Rating: C+
It’s been over ten years since last we saw Sophia Loren grace our screens starring as her own mother in the TV movie based on her life, My House is Full of Mirrors. Loren is, of course, cinematic royalty who has long set the standard for starlets and actresses across the globe. Now pushing 90, I suppose we can’t blame her for her decade long respite from the world of film.
Yet what’s quickly apparent in The Life Ahead, the new film from director Edoardo Ponti, Loren’s son, is how little her charisma has waned over the years. While the film is itself incredibly standard, Loren’s presence is a bright spot in what is otherwise an exercise in competent mediocrity.

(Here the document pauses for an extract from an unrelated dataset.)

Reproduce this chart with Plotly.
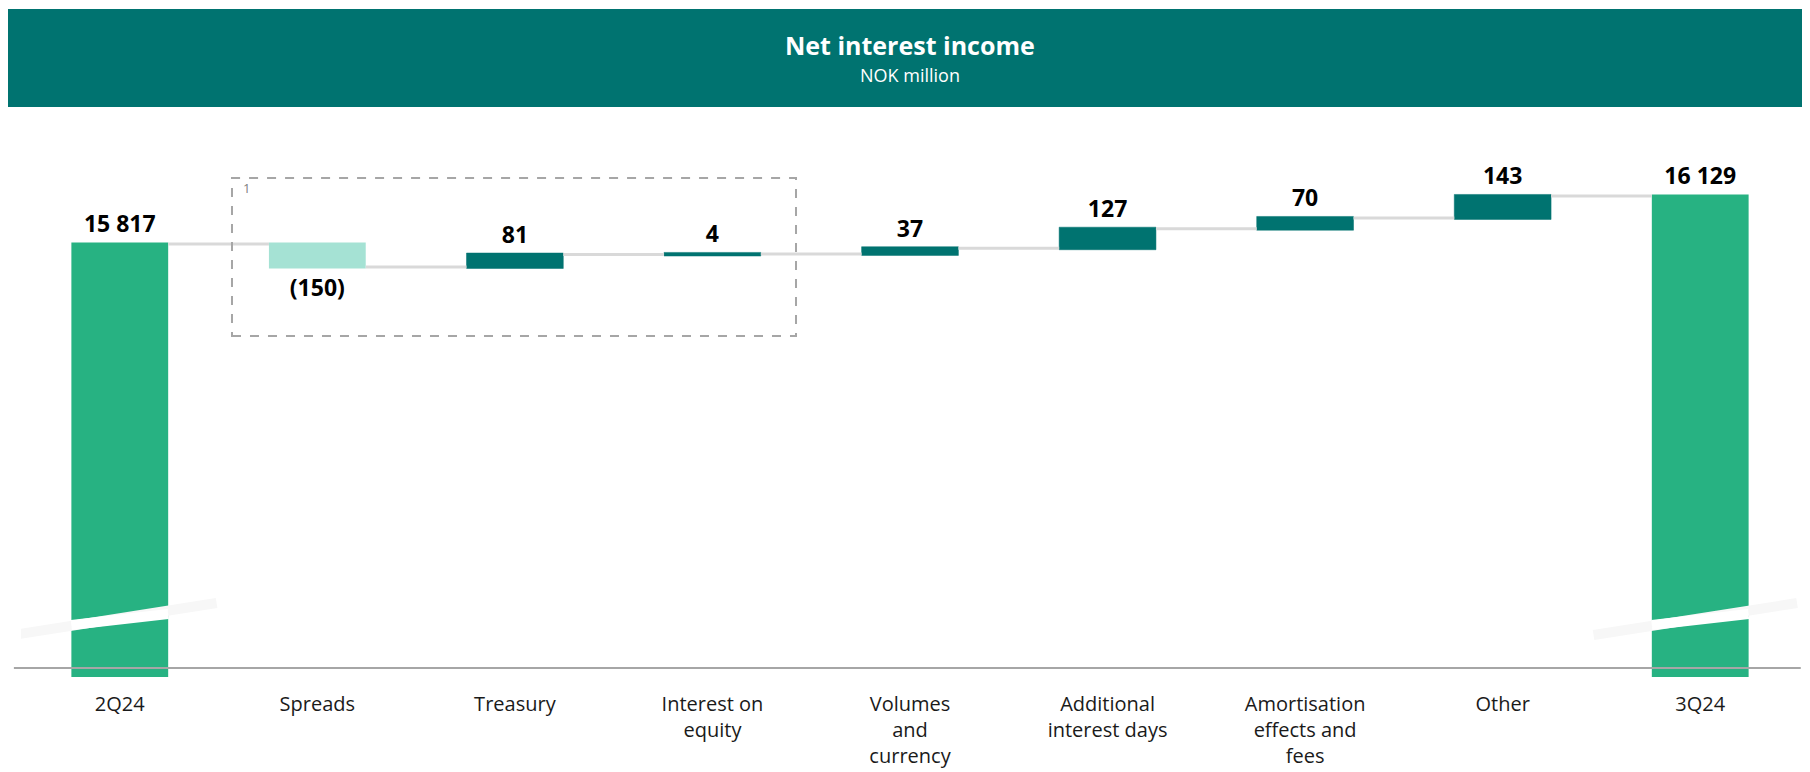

Based on the novel The Life Before Us by Romain Gary, which previously inspired 1977’s Madame Rosa, which won the 1978 Oscar for Best Foreign Picture, The Life Ahead breaks little ground either narratively or cinematically, focusing instead on Loren’s star power and ability to hold a scene. The screenplay, written by Ponti, Ugo Chiti, and Fabio Natale, lacks much of the nuance and subtlety that propelled Madame Rosa, and yet does manage to earn its more emotional turns. But only just.
Loren stars as Madame Rosa, a holocaust survivor and aging ex-prostitute turned neighborhood den mother who takes care of the children of the local streetwalkers. Her limits are tested when young Momo (Ibrahima Gueye) robs her in the middle of a local market. A Senegalese orphan, Rosa soon takes Momo under her wing to help guide him as best she can away from the life of crime and miscreance he’s headed towards.
Magnetic as Loren might be as Madame Rosa, The Life Ahead is far too cliché for the film to achieve any real lasting power. The script explores precious little about any of its characters, choosing, instead, to just throw them at us without much by the way of development or insight. Even still, Gueye and Loren have a unique chemistry that propels much of the film’s emotional impact and, ultimately, saves the narrative from its own inherent weakness.
While the film makes overtures at exploring the hard life of immigrants, Ponti ultimately abandons any subtext to tell a relatively straight forward story that we’ve seen countless times before. Elements of 1994’s Fresh or 2000’s Finding Forrester can be seen in the overly simplistic narrative that plays too safe for its own good.
Still, it’s hard not to feel for Gueye’s Momo. A young boy with no real guidance, he’s doing all he can with the cards he’s given—which isn’t very much. Loren serves him well as his first real guiding figure and the bond between them is admittedly quite lovely. Serving as a kind of loving-but-stern aunt figure, Loren’s Rosa knows a thing or two about hard lives and the hard choices that come from them.
The film does what it can to jerk a few tears, and occasionally it is quite successful, but not as often as the film seems to hope for. Ultimately, The Life Ahead just can’t overcome its own shortcomings to give us anything other than rote sentimentality. It’s not so much that it is a bad movie as it is an overly simplistic one that relies too much on clichés and the star power of Loren to get by. That said, Loren’s performance alone is enough to hold you rapt for the film’s scant 90 minutes. Beyond that, it’s difficult to imagine remembering The Life Ahead in the next few months, to say nothing of the next few years.
The Life Ahead is now available on Netflix.